Visually it's extremely minimalist. Calming if you will. Until you try to adjust some of the many features via the screen – the only way because it lacks switches. There isn't even a volume knob the passengers can reach (and indeed, after several days' menu-diving, we couldn't find one on-screen either).

What’s it like to drive?

A rear-wheel drive coupe it may be, but it's absolutely not a sports car.

Driving it isn't a terrible chore. The motor is well calibrated, giving smooth acceleration and no surprises. If you're prepared to dig into the screen menus (no buttons or paddles) you can change regenerative braking strength, and the weight of the steering and brake pedal, and of course accelerator response.

The bodyshell feels reassuringly rigid and doesn't shudder when a wheel hits a pothole. So measured by absolute composure, the dynamics are fine.

But odd steering weight makes it a tiring car to drive, because it's hard to place smoothly in curves or hold a motorway lane. Ah, then why not use the advanced driver assistance? Because it's clunky, steering a jerky course down the road.

Given how joyless it is to drive, we'd have opted for a softer more comfortable spring setup. It's a bit firm, especially at town speed.

You keep mentioning the tech. Is the G6 expensive?

No. Even other Chinese firms such as BYD and Leapmotor are going to be given some hurry-up by the G6's prices. The standard-range version is a tenner under £40,000, and the long-range exactly £5,000 more. Both have the same equipment.

Our choice from the range

What's the verdict?

If you're happy to feel like you're being transported, that's fine. This is not a car for involved drivers

The G6 is a very family-oriented vehicle – plenty of room, lots of entertainment options with nothing needing a subscription outside what you’d already pay for (Netflix, Spotify, AppleTV+, etc) and vast levels of comfort.

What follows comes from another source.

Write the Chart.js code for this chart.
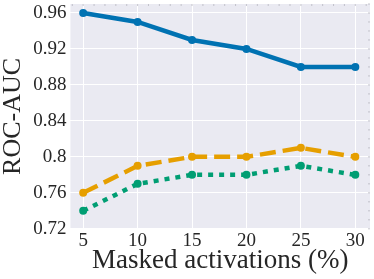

It sets its stall as a Tesla rival. In other words, a more tech-led experience than most of the long-standing carmakers currently offer.

That's the passenger angle. How is it for the one sat at the wheel? You really have to let the car make the decisions. Adjusting the drive mode, or driver-assist, or even the climate settings, is seriously hard.

It pushes the human into the background. If you're happy to feel like you're being transported, that's fine. This is not a car for involved drivers.

Much of this interface idiocy, and also the poor driver-assist calibration and even the steering assistance, could doubtless be fixed OTA. But we're here to judge the car we're driving now, not the one it might possibly one day become.